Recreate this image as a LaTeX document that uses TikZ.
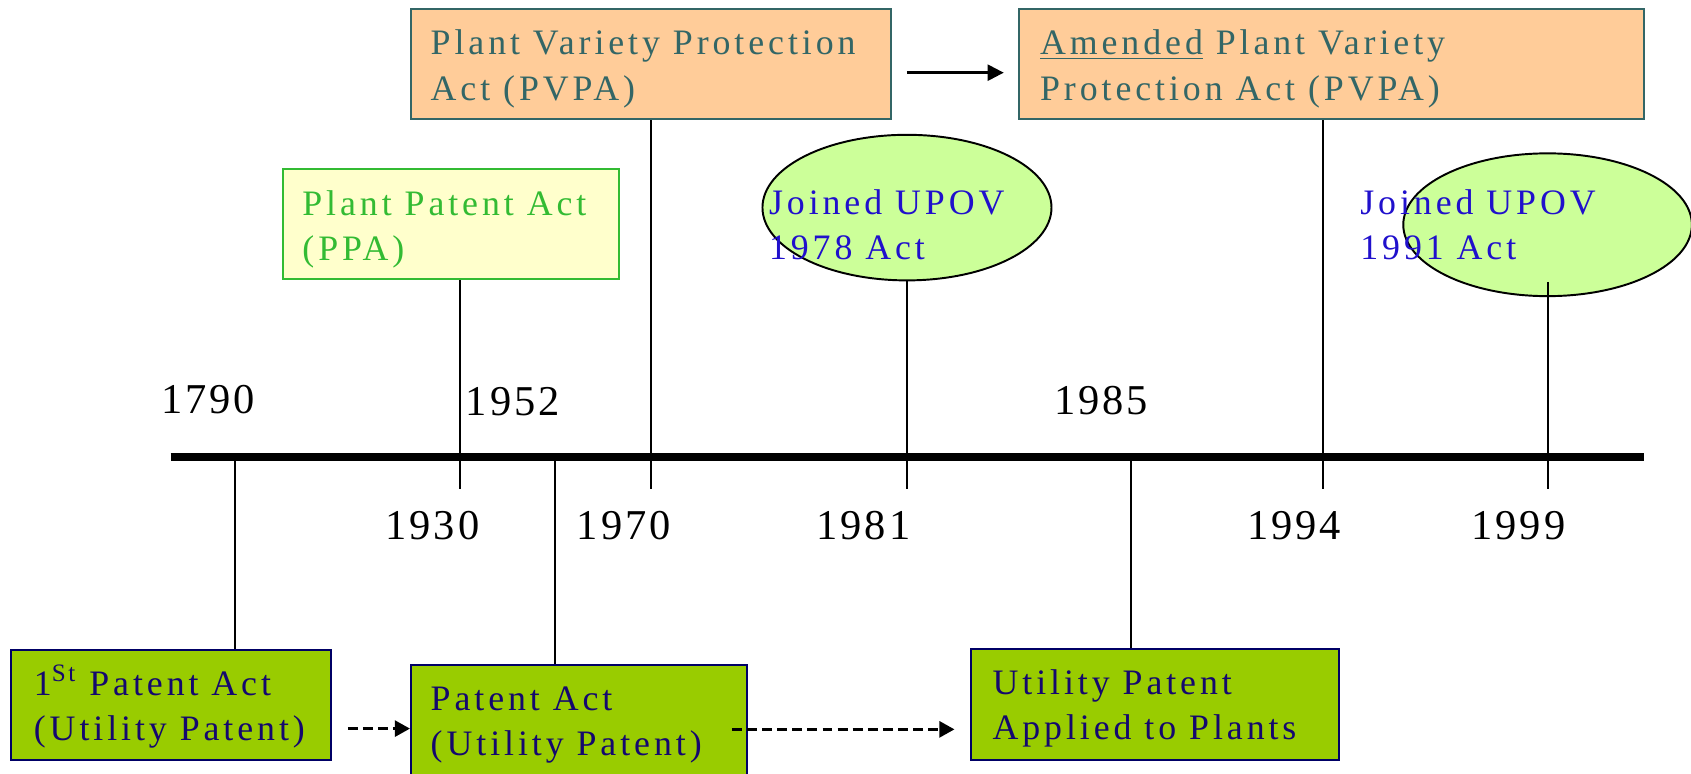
\documentclass[tikz,border=0pt]{standalone}
\usepackage{fontspec}
\setmainfont{Liberation Serif}[LetterSpace=11]
\newfontfamily\yearfont{Liberation Serif}[LetterSpace=7]
\usetikzlibrary{arrows.meta,shapes.geometric}
\definecolor{peach}{HTML}{FFCC99}
\definecolor{slate}{HTML}{336666}
\definecolor{paleyellow}{HTML}{FFFFCC}
\definecolor{ppagreen}{HTML}{33BB33}
\definecolor{palegreen}{HTML}{CCFF99}
\definecolor{upovblue}{HTML}{2010CC}
\definecolor{leaf}{HTML}{99CC00}
\definecolor{deepnavy}{HTML}{000066}
\definecolor{inkblue}{HTML}{14086E}
\newcommand\twoline[2]{\vtop{\hbox{#1}\hbox{#2}}}
\begin{document}
\begin{tikzpicture}[x=0.5pt,y=-0.5pt,
  boxtext/.style={inner sep=0pt, anchor=base west, font=\fontsize{16.6}{21}\selectfont},
  yeartext/.style={inner sep=0pt, anchor=base west, font=\yearfont\fontsize{19.7}{23}\selectfont},
  pvpabox/.style={rectangle, draw=slate, fill=peach, line width=0.9pt, inner sep=0pt},
  ppabox/.style={rectangle, draw=ppagreen, fill=paleyellow, line width=0.9pt, inner sep=0pt},
  patbox/.style={rectangle, draw=deepnavy, fill=leaf, line width=0.9pt, inner sep=0pt},
  upov/.style={ellipse, draw=black, fill=palegreen, line width=0.9pt, inner sep=0pt},
  stem/.style={draw=black, line width=0.8pt},
  timeline/.style={draw=black, line width=3.8pt},
  solidarrow/.style={draw=black, line width=1.1pt, -{Triangle[length=7.5pt,width=7.5pt]}},
  dasharrow/.style={draw=black, line width=1.1pt, dash pattern=on 4.6pt off 2.4pt, -{Triangle[length=7pt,width=7.5pt]}}
]
\useasboundingbox (0,0) rectangle (1568,717);
\clip (0,0) rectangle (1568,717);

% boxes
\node[pvpabox, minimum width=222.75pt, minimum height=51.2pt] (pvpa) at (603.75,59.5) {};
\node[pvpabox, minimum width=289.55pt, minimum height=51.2pt] (amended) at (1234.85,59.5) {};
\node[ppabox, minimum width=156pt, minimum height=51pt] (ppa) at (418,208) {};
\node[patbox, minimum width=148.4pt, minimum height=51.05pt] (box1) at (158.6,653.35) {};
\node[patbox, minimum width=155.8pt, minimum height=51pt] (box2) at (536.8,668) {};
\node[patbox, minimum width=170.75pt, minimum height=51.2pt] (box3) at (1071.25,653.2) {};
\node[upov, minimum width=134pt, minimum height=67.5pt] (ell1) at (841,192.5) {};
\node[upov, minimum width=133.8pt, minimum height=66.2pt] (ell2) at (1435,208.4) {};

% box texts
\node[boxtext, text=slate] (pvpatext) at (399,51) {\twoline{Plant Variety Protection}{Act (PVPA)}};
\node[boxtext, text=slate] (amendedtext) at (964,51) {\twoline{\underline{Amended} Plant Variety}{Protection Act (PVPA)}};
\node[boxtext, text=ppagreen] (ppatext) at (280,199.4) {\twoline{Plant Patent Act}{(PPA)}};
\node[boxtext, text=upovblue] (ell1text) at (712.7,198.8) {\twoline{Joined UPOV}{1978 Act}};
\node[boxtext, text=upovblue] (ell2text) at (1261,198.5) {\twoline{Joined UPOV}{1991 Act}};
\node[boxtext, text=inkblue] (box1text) at (31,644.7) {\twoline{1\textsuperscript{St} Patent Act}{(Utility Patent)}};
\node[boxtext, text=inkblue] (box2text) at (399,659) {\twoline{Patent Act}{(Utility Patent)}};
\node[boxtext, text=inkblue] (box3text) at (920,643.8) {\twoline{Utility Patent}{Applied to Plants}};

% stems
\coordinate (t1790) at (218,424);
\draw[stem] (t1790) -- (t1790 |- box1.north);
\coordinate (t1930) at (426.5,453);
\draw[stem] (t1930 |- ppa.south) -- (t1930);
\coordinate (t1952) at (514.5,424);
\draw[stem] (t1952) -- (t1952 |- box2.north);
\coordinate (t1970) at (603.7,453);
\draw[stem] (pvpa.south) -- (pvpa.south |- t1970);
\coordinate (t1981) at (841,453);
\draw[stem] (ell1.south) -- (t1981);
\coordinate (t1985) at (1049,424);
\draw[stem] (t1985) -- (t1985 |- box3.north);
\coordinate (t1994) at (1227,453);
\draw[stem] (t1994 |- amended.south) -- (t1994);
\coordinate (e2in) at (1435.2,261.3);
\coordinate (t1999) at (1435.2,453);
\draw[stem] (e2in) -- (t1999);

% timeline
\coordinate (tlL) at (158.3,424);
\coordinate (tlR) at (1524,424);
\draw[timeline] (tlL) -- (tlR);

% years
\node[yeartext] (y1790) at (149,383) {1790};
\node[yeartext] (y1952) at (431.5,385) {1952};
\node[yeartext] (y1985) at (977,384) {1985};
\node[yeartext] (y1930) at (357,500) {1930};
\node[yeartext] (y1970) at (534.5,500) {1970};
\node[yeartext] (y1981) at (756.6,500) {1981};
\node[yeartext] (y1994) at (1156,500) {1994};
\node[yeartext] (y1999) at (1364,500) {1999};

% arrows
\coordinate (a1) at (841,67.4);
\coordinate (a2) at (930.7,67.4);
\draw[solidarrow] (a1) -- (a2);
\coordinate (d1) at (322.5,675.6);
\draw[dasharrow] (d1) -- (box2.west |- d1);
\coordinate (d2) at (678.7,676.3);
\coordinate (d3) at (885,676.3);
\draw[dasharrow] (d2) -- (d3);
\end{tikzpicture}
\end{document}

_EXERCISE:_ Exclude every picture and copy the remaining data exactly.

_ANSWER TO THE PROBLEM:_
Recreate this image as a LaTeX document that uses TikZ.
\documentclass[tikz,border=0pt]{standalone}
\usepackage{fontspec}
\setmainfont{Liberation Serif}[LetterSpace=11]
\newfontfamily\yearfont{Liberation Serif}[LetterSpace=7]
\usetikzlibrary{arrows.meta,shapes.geometric}
\definecolor{peach}{HTML}{FFCC99}
\definecolor{slate}{HTML}{336666}
\definecolor{paleyellow}{HTML}{FFFFCC}
\definecolor{ppagreen}{HTML}{33BB33}
\definecolor{palegreen}{HTML}{CCFF99}
\definecolor{upovblue}{HTML}{2010CC}
\definecolor{leaf}{HTML}{99CC00}
\definecolor{deepnavy}{HTML}{000066}
\definecolor{inkblue}{HTML}{14086E}
\newcommand\twoline[2]{\vtop{\hbox{#1}\hbox{#2}}}
\begin{document}
\begin{tikzpicture}[x=0.5pt,y=-0.5pt,
  boxtext/.style={inner sep=0pt, anchor=base west, font=\fontsize{16.6}{21}\selectfont},
  yeartext/.style={inner sep=0pt, anchor=base west, font=\yearfont\fontsize{19.7}{23}\selectfont},
  pvpabox/.style={rectangle, draw=slate, fill=peach, line width=0.9pt, inner sep=0pt},
  ppabox/.style={rectangle, draw=ppagreen, fill=paleyellow, line width=0.9pt, inner sep=0pt},
  patbox/.style={rectangle, draw=deepnavy, fill=leaf, line width=0.9pt, inner sep=0pt},
  upov/.style={ellipse, draw=black, fill=palegreen, line width=0.9pt, inner sep=0pt},
  stem/.style={draw=black, line width=0.8pt},
  timeline/.style={draw=black, line width=3.8pt},
  solidarrow/.style={draw=black, line width=1.1pt, -{Triangle[length=7.5pt,width=7.5pt]}},
  dasharrow/.style={draw=black, line width=1.1pt, dash pattern=on 4.6pt off 2.4pt, -{Triangle[length=7pt,width=7.5pt]}}
]
\useasboundingbox (0,0) rectangle (1568,717);
\clip (0,0) rectangle (1568,717);

% boxes
\node[pvpabox, minimum width=222.75pt, minimum height=51.2pt] (pvpa) at (603.75,59.5) {};
\node[pvpabox, minimum width=289.55pt, minimum height=51.2pt] (amended) at (1234.85,59.5) {};
\node[ppabox, minimum width=156pt, minimum height=51pt] (ppa) at (418,208) {};
\node[patbox, minimum width=148.4pt, minimum height=51.05pt] (box1) at (158.6,653.35) {};
\node[patbox, minimum width=155.8pt, minimum height=51pt] (box2) at (536.8,668) {};
\node[patbox, minimum width=170.75pt, minimum height=51.2pt] (box3) at (1071.25,653.2) {};
\node[upov, minimum width=134pt, minimum height=67.5pt] (ell1) at (841,192.5) {};
\node[upov, minimum width=133.8pt, minimum height=66.2pt] (ell2) at (1435,208.4) {};

% box texts
\node[boxtext, text=slate] (pvpatext) at (399,51) {\twoline{Plant Variety Protection}{Act (PVPA)}};
\node[boxtext, text=slate] (amendedtext) at (964,51) {\twoline{\underline{Amended} Plant Variety}{Protection Act (PVPA)}};
\node[boxtext, text=ppagreen] (ppatext) at (280,199.4) {\twoline{Plant Patent Act}{(PPA)}};
\node[boxtext, text=upovblue] (ell1text) at (712.7,198.8) {\twoline{Joined UPOV}{1978 Act}};
\node[boxtext, text=upovblue] (ell2text) at (1261,198.5) {\twoline{Joined UPOV}{1991 Act}};
\node[boxtext, text=inkblue] (box1text) at (31,644.7) {\twoline{1\textsuperscript{St} Patent Act}{(Utility Patent)}};
\node[boxtext, text=inkblue] (box2text) at (399,659) {\twoline{Patent Act}{(Utility Patent)}};
\node[boxtext, text=inkblue] (box3text) at (920,643.8) {\twoline{Utility Patent}{Applied to Plants}};

% stems
\coordinate (t1790) at (218,424);
\draw[stem] (t1790) -- (t1790 |- box1.north);
\coordinate (t1930) at (426.5,453);
\draw[stem] (t1930 |- ppa.south) -- (t1930);
\coordinate (t1952) at (514.5,424);
\draw[stem] (t1952) -- (t1952 |- box2.north);
\coordinate (t1970) at (603.7,453);
\draw[stem] (pvpa.south) -- (pvpa.south |- t1970);
\coordinate (t1981) at (841,453);
\draw[stem] (ell1.south) -- (t1981);
\coordinate (t1985) at (1049,424);
\draw[stem] (t1985) -- (t1985 |- box3.north);
\coordinate (t1994) at (1227,453);
\draw[stem] (t1994 |- amended.south) -- (t1994);
\coordinate (e2in) at (1435.2,261.3);
\coordinate (t1999) at (1435.2,453);
\draw[stem] (e2in) -- (t1999);

% timeline
\coordinate (tlL) at (158.3,424);
\coordinate (tlR) at (1524,424);
\draw[timeline] (tlL) -- (tlR);

% years
\node[yeartext] (y1790) at (149,383) {1790};
\node[yeartext] (y1952) at (431.5,385) {1952};
\node[yeartext] (y1985) at (977,384) {1985};
\node[yeartext] (y1930) at (357,500) {1930};
\node[yeartext] (y1970) at (534.5,500) {1970};
\node[yeartext] (y1981) at (756.6,500) {1981};
\node[yeartext] (y1994) at (1156,500) {1994};
\node[yeartext] (y1999) at (1364,500) {1999};

% arrows
\coordinate (a1) at (841,67.4);
\coordinate (a2) at (930.7,67.4);
\draw[solidarrow] (a1) -- (a2);
\coordinate (d1) at (322.5,675.6);
\draw[dasharrow] (d1) -- (box2.west |- d1);
\coordinate (d2) at (678.7,676.3);
\coordinate (d3) at (885,676.3);
\draw[dasharrow] (d2) -- (d3);
\end{tikzpicture}
\end{document}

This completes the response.